A funny, loving, uneven fantasy. It's true camp because despite all the glitter it's fundamentally serious. The novel playfully suggests the completeness, the absolute value of the esthetic vision. McCourt acknowledges storm troopers, breadlines, the Cold War. But he knows, with Yeats, that "poets … are always gay," that Ophelia and Cordelia "do not break up their lines to weep." When MC jumps her cue and sings the Liebestod in Erse, she does so gloriously, but it is a shocking intrusion of life, MC's life, into art, the interrupted performance a symbol of universal chaos. Civilization's great task is to bring MC back, in the words of her therapist, to "her libidinal life's task," "performative utterance." In celebrating the supreme importance of performance, with its divinities, its bloody Olympian battles, its fiendishly demanding but adoring believers, McCourt says some weighty truths—indirectly, comically—about civilized life and the heroic worth of these shining secular rites.

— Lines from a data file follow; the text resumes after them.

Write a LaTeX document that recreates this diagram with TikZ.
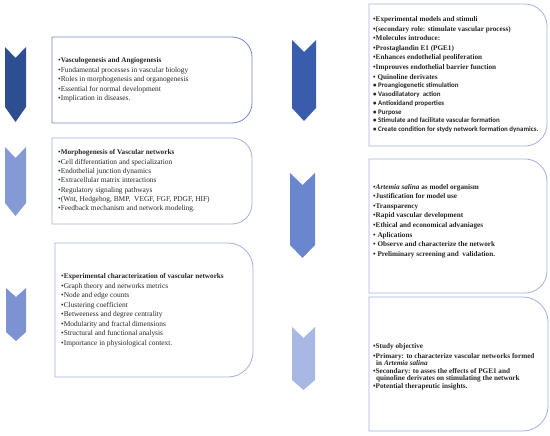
\documentclass[tikz,border=0pt]{standalone}
\usepackage{fontspec}
\newfontfamily\carl{Carlito}
\newfontfamily\tms{Liberation Serif}
\definecolor{cA}{HTML}{2E4E92}
\definecolor{cB}{HTML}{8599D5}
\definecolor{cC}{HTML}{7D93D1}
\definecolor{cD}{HTML}{3A5CAD}
\definecolor{cE}{HTML}{6A87CD}
\definecolor{cF}{HTML}{A9B7E4}
\definecolor{bdA}{HTML}{7489C8}
\definecolor{bdB}{HTML}{A3B3E2}
\definecolor{txt}{HTML}{262626}
\newcommand{\hb}[1]{{\bfseries\fontsize{7.2}{8}\selectfont #1}}
\tikzset{
  boxline/.style={line width=0.8pt},
  ln/.style={anchor=base west, inner sep=0pt, text=txt, font=\fontsize{7.4}{8}\selectfont\tms},
  lnb/.style={ln, font=\fontsize{7.2}{8}\selectfont\tms\bfseries},
  lns/.style={ln, font=\fontsize{6.9}{8}\selectfont\carl\bfseries},
}
% x1 y1 x2 y2 r colour
\newcommand{\rbox}[6]{%
  \draw[boxline,draw=#6] (#1,#2) -- ({#3-#5},#2)
    .. controls ({#3-0.448*#5},#2) and (#3,{#2+0.448*#5}) .. (#3,{#2+#5})
    -- (#3,{#4-#5})
    .. controls (#3,{#4-0.448*#5}) and ({#3-0.448*#5},#4) .. ({#3-#5},#4)
    -- (#1,#4) -- cycle;}
% x1 x2 top notch sidebottom point colour
\newcommand{\chev}[7]{%
  \fill[#7] (#1,#3) -- ({(#1+#2)/2},#4) -- (#2,#3) -- (#2,#5)
    -- ({(#1+#2)/2},#6) -- (#1,#5) -- cycle;}
\begin{document}
\begin{tikzpicture}[x=1pt,y=-1pt]
\useasboundingbox (0,0) rectangle (550,436);
\fill[white] (0,0) rectangle (550,436);
% chevrons
\chev{5}{26}{47}{58}{107}{122}{cA}
\chev{5}{26}{147}{158}{203}{216}{cB}
\chev{6}{26}{288}{297}{332}{341}{cC}
\chev{292}{316}{40}{52}{108}{121}{cD}
\chev{290}{315}{173}{185}{245}{258}{cE}
\chev{292}{315}{327}{338}{380}{390}{cF}
% boxes
\rbox{52}{37}{252}{123}{20}{bdA}
\rbox{52}{138}{252}{224}{20}{bdB}
\rbox{55}{243}{253}{377}{25}{bdB}
\rbox{369}{4}{547}{146}{22}{bdB}
\rbox{369}{159}{547}{293}{22}{bdB}
\rbox{369}{297}{548}{431}{25}{bdB}
% box 1
\foreach [count=\i] \t in {{\hb{Vasculogenesis and Angiogenesis}},
  Fundamental processes in vascular biology,
  Roles in morphogenesis and organogenesis,
  Essential for normal development,
  Implication in diseases.}
  \node[ln] (a\i) at (58,{63+9.5*(\i-1)}) {\textbullet\t};
% box 2
\foreach [count=\i] \t in {{\hb{Morphogenesis of Vascular networks}},
  Cell differentiation and specialization,
  Endothelial junction dynamics,
  Extracellular matrix interactions,
  Regulatory signaling pathways,
  {(Wnt, Hedgehog, BMP,\ \ VEGF, FGF, PDGF, HIF)},
  Feedback mechanism and network modeling.}
  \node[ln] (b\i) at (58,{155+9.33*(\i-1)}) {\textbullet\t};
% box 3
\foreach [count=\i] \t in {{\hb{Experimental characterization of vascular networks}},
  Graph theory and networks metrics,
  Node and edge counts,
  Clustering coefficient,
  Betweeness and degree centrality,
  Modularity and fractal dimensions,
  Structural and functional analysis,
  Importance in physiological context.}
  \node[ln] (c\i) at (61,{279+9.43*(\i-1)}) {\textbullet\t};
% box 4
\foreach [count=\i] \t in {Experimental models and stimuli,
  (secondary role: stimulate vascular process),
  Molecules introduce:,
  Prostaglandin E1 (PGE1),
  Enhances endothelial peoliferation,
  Improuves endothelial barrier function,
  {\ Quinoline derivates}}
  \node[lnb] (d\i) at (373,{21.5+9.6*(\i-1)}) {\textbullet\t};
\foreach [count=\i] \t in {Proangiogenetic stimulation,
  Vasodilatatory\ \ action,
  Antioxidand properties,
  Purpose,
  Stimulate and facilitate vascular formation,
  Create condition for stydy network formation dynamics.}
  \node[lns] (e\i) at (373,{87.7+8.8*(\i-1)}) {\textbullet\ \t};
% box 5
\foreach [count=\i] \t in {{\textit{Artemia salina} as model organism},
  Justification for model use,
  Transparency,
  Rapid vascular development,
  Ethical and economical advaniages,
  {\ Aplications},
  {\ Observe and characterize the network},
  {\ Preliminary screening and\ \ validation.}}
  \node[lnb] (f\i) at (373,{189.5+9.5*(\i-1)}) {\textbullet\t};
% box 6
\node[lnb] (g1) at (373,348.5) {\textbullet Study objective};
\node[lnb] (g2) at (373,358.5) {\textbullet Primary: to characterize vascular networks formed};
\node[lnb] (g3) at (376,365) {in \textit{Artemia salina}};
\node[lnb] (g4) at (373,373.5) {\textbullet Secondary: to asses the effects of PGE1 and};
\node[lnb] (g5) at (376,380) {quinoline derivates on stimulating the network};
\node[lnb] (g6) at (373,388.5) {\textbullet Potential therapeutic insights.};
\end{tikzpicture}
\end{document}
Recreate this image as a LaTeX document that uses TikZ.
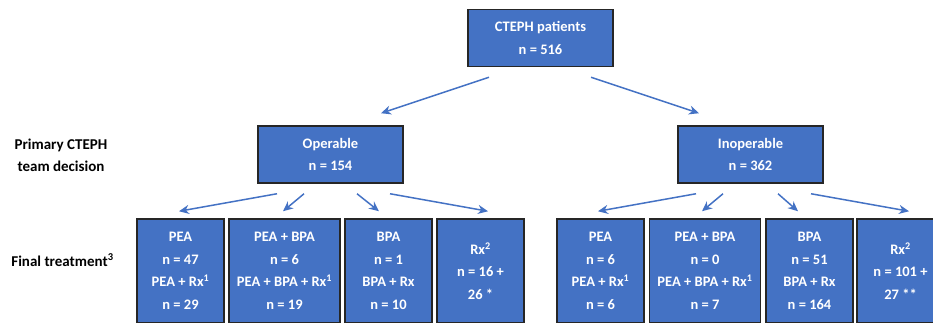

And he says them, much of the time, with great verve and inventiveness. The accounts of MC's appearances—in opera, in concert, at parties by the baby grand—are an undiluted joy, and at the same time a knowing send-up of the language of music criticism, hilarious and thoroughly convincing. I have to admit the book is less winning in carrying out some of its more workaday novelistic tasks. McCourt has taken Firbank as his mentor, I think, and while the names of the characters would not shame the creator of Miss Miami Mouth—Halcyon Paranoy, the Countess Madge O'Meaghre Gautier, Achille Plonque—the characters themselves often turn out to be a lot less interesting than they sound. The prose is mannered to a fare-thee-well, yet it doesn't often have the Master's other-worldly wit or his lunatic genius for skewered syntax. And, sad to say, there's something warmed-over about the ecclesiastical and witchcraft foolery. But Mawrdew Czgowchwz is all style and assurance when it cleaves to its subject. It's also nice to see someone paying such tender homage to Gotham, the City, without which there would be no temple and no rites, no gods, no worshippers. The poor old girl hasn't had a song like this sung about her for a long time. (pp. 26-8)
James Boatwright, in The New Republic (reprinted by permission of The New Republic; © 1975 by The New Republic, Inc.), February 8, 1975.